There are. No way around it. There are just hard days. Normally there are hard days, and then adding an internationally adopted toddler into the mix makes it hard. I think any parent of a toddler would tell you that days can be rough. Throw in language, cultural, and attachment barriers into it all and it is a wonder that there are easy (or I’ll say easier) days.
And it’s not like this is a surprise, we knew it was going to be tough. Kind of like I knew residency was going to be hard, or marriage, or labor and delivery, or running ½ marathons, or any number of hard things in my life (although this one is pushing the top I must admit). But talking and knowing that I’ll be working 80+ hours with no sleep for 4 years is one thing, actually living (or more or less surviving) residency is a totally different ball game. I read I don’t know how many books on marriage before I got married, and yeah, marriage is super tough and sometimes one just throws the laundry (and the laundry basket) at their husband just because even though all the books say to do other things. And we won’t talk about 41 hours of labor….or long races (especially mile 10, don’t know what the deal is with mile 10 but man that is the toughest mile of any race). But knowing it is going to be tough and living it out is different.
And it’s not like we haven’t made progress. We’ve come a long way, and there is a lot of growth. And it was a huge blessing to hear someone say on Sunday at church “he sure seems to have calmed down and is not so frantic and anxious like he was even a couple of weeks ago”. To have someone else notice the changes is huge. But just like telling myself that mile 10 is the same distance as the previous 9 that I’ve already run doesn’t suddenly make the pain and the doubts and the struggle go away.
But there are nights where I sit by his bed waiting and waiting for him to fall asleep. And now knowing that the restlessness is his anxiety and disconnection that he felt throughout the day coming out. I wonder how long it will be before he feels safe and secure and knows that he is home and he is loved and always will be. And wondering how many times will I have to say “no we don’t push those buttons” or “no we don’t stick things into outlet plugs” or “please don’t throw things at the chickens” or “sticks don’t go in your mouth” (especially after the expensive dental work that was done a week ago)? I feel sometimes I’m living on constant repeat, that everything I said “no” to or removed him from the day before is being tried and tested yet again. I sit there worrying about the speech and delays, especially when I reflect on where he seems to be and where he “should” be, and wonder how on earth are we going to climb that mountain. And what does attachment actually look like and lived out in a day to day real life.

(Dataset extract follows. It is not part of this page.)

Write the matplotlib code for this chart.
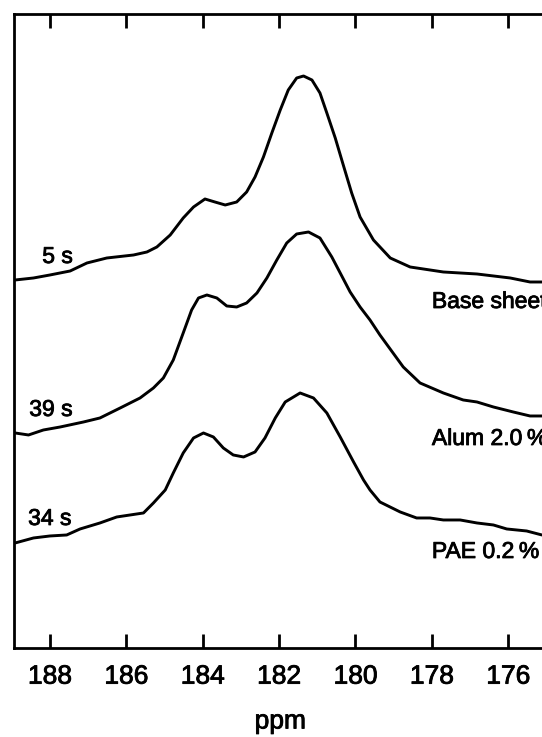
import matplotlib.pyplot as plt
import matplotlib.patheffects as pe

plt.rcParams['font.family'] = ['Liberation Sans', 'DejaVu Sans']

# spectra (ppm, intensity in arbitrary units)
base_ppm = [188.91, 188.43, 188.00, 187.47, 187.03, 186.51, 185.81, 185.46, 185.20,
            184.85, 184.51, 184.24, 183.94, 183.68, 183.41, 183.11, 182.85, 182.63,
            182.41, 182.19, 181.97, 181.76, 181.54, 181.36, 181.14, 180.93, 180.75,
            180.53, 180.32, 180.10, 179.88, 179.53, 179.09, 178.57, 177.70, 176.82,
            175.95, 175.43, 175.12]
base_int = [368, 370, 373, 377, 385, 390, 393, 396, 401,
            413, 430, 441, 449, 446, 443, 446, 456, 471,
            491, 515, 538, 558, 570, 572, 568, 555, 535,
            510, 483, 455, 431, 408, 390, 381, 376, 374,
            370, 366, 366]

alum_ppm = [188.91, 188.56, 188.17, 187.73, 187.12, 186.69, 186.16, 185.64, 185.29,
            185.03, 184.77, 184.51, 184.29, 184.11, 183.89, 183.63, 183.37, 183.11,
            182.85, 182.58, 182.32, 182.06, 181.80, 181.54, 181.23, 180.93, 180.62,
            180.40, 180.14, 179.88, 179.62, 179.36, 178.75, 178.31, 177.70, 177.18,
            176.82, 176.39, 175.87, 175.43, 175.12]
alum_int = [215, 213, 218, 221, 226, 230, 240, 250, 260,
            270, 288, 315, 338, 350, 353, 350, 342, 341,
            345, 355, 370, 388, 405, 414, 416, 410, 391,
            375, 356, 341, 328, 313, 281, 265, 255, 248,
            246, 241, 236, 232, 232]

pae_ppm = [188.91, 188.43, 188.00, 187.56, 187.21, 186.69, 186.25, 185.55, 185.29,
           184.98, 184.77, 184.51, 184.24, 183.98, 183.72, 183.46, 183.20, 182.93,
           182.63, 182.37, 182.10, 181.84, 181.45, 181.10, 180.75, 180.40, 180.05,
           179.79, 179.62, 179.36, 178.83, 178.40, 178.05, 177.70, 177.26, 176.82,
           176.39, 176.04, 175.52, 175.12]
pae_int = [105, 110, 112, 113, 119, 125, 131, 135, 145,
           158, 175, 195, 210, 215, 211, 200, 193, 191,
           196, 210, 230, 246, 255, 250, 235, 211, 186,
           168, 158, 146, 136, 130, 130, 128, 128, 125,
           123, 119, 117, 113]

ticks = [188, 186, 184, 182, 180, 178, 176]

# the scanned print has slightly heavy lettering
heavy = [pe.withStroke(linewidth=0.6, foreground='black')]

fig = plt.figure(figsize=(5.42, 7.37), dpi=100)
# right spine falls just outside the picture, as in the scan
ax = fig.add_axes([0.0258, 0.1208, 0.9825, 0.8602])

for x, y in [(base_ppm, base_int), (alum_ppm, alum_int), (pae_ppm, pae_int)]:
    ax.plot(x, y, color='black', lw=2.1, solid_joinstyle='round', solid_capstyle='round')

ax.set_xlim(188.94, 175.0)
ax.set_ylim(0, 634)
ax.set_xticks(ticks)
ax.set_xticklabels([str(t) for t in ticks], fontsize=19, path_effects=heavy)
ax.set_yticks([])
ax.tick_params(axis='x', direction='in', length=10, width=2, top=True, pad=12)
for s in ax.spines.values():
    s.set_linewidth(2)

# sample labels
labels = [(188.20, 385, '5 s'), (188.54, 232, '39 s'), (188.57, 123, '34 s'),
          (178.0, 340, 'Base sheet'), (178.0, 203, 'Alum 2.0\u2009%'), (178.0, 90, 'PAE 0.2\u2009%')]
for x, y, t in labels:
    ax.text(x, y, t, fontsize=16.5, ha='left', va='baseline', path_effects=heavy)

ax.set_xlabel('ppm', fontsize=19, labelpad=15, path_effects=heavy)

fig.savefig('out.png', dpi=100)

It’s not that he wasn’t waited for, longed for or loved before he came, which then at times for makes me feel guilty for my doubts and struggles. And while I feel like I can’t complete two sentences in any sort of logical manner (unless you count “No Edric, let’s not throw rocks at the chickens. Or stick them in our ears. Or really do anything with them” as real sentences). And the struggles and hills that we have to climb doesn’t change the love and longing that has been his since before he was born or joined this family, it is just part of the process.
And so we keep climbing the next hill, and keep running through mile 10 and pushing on. And soak in the good moments and know that they are much more frequent and far more sweeter and will only continue to be. One step and prayer at a time.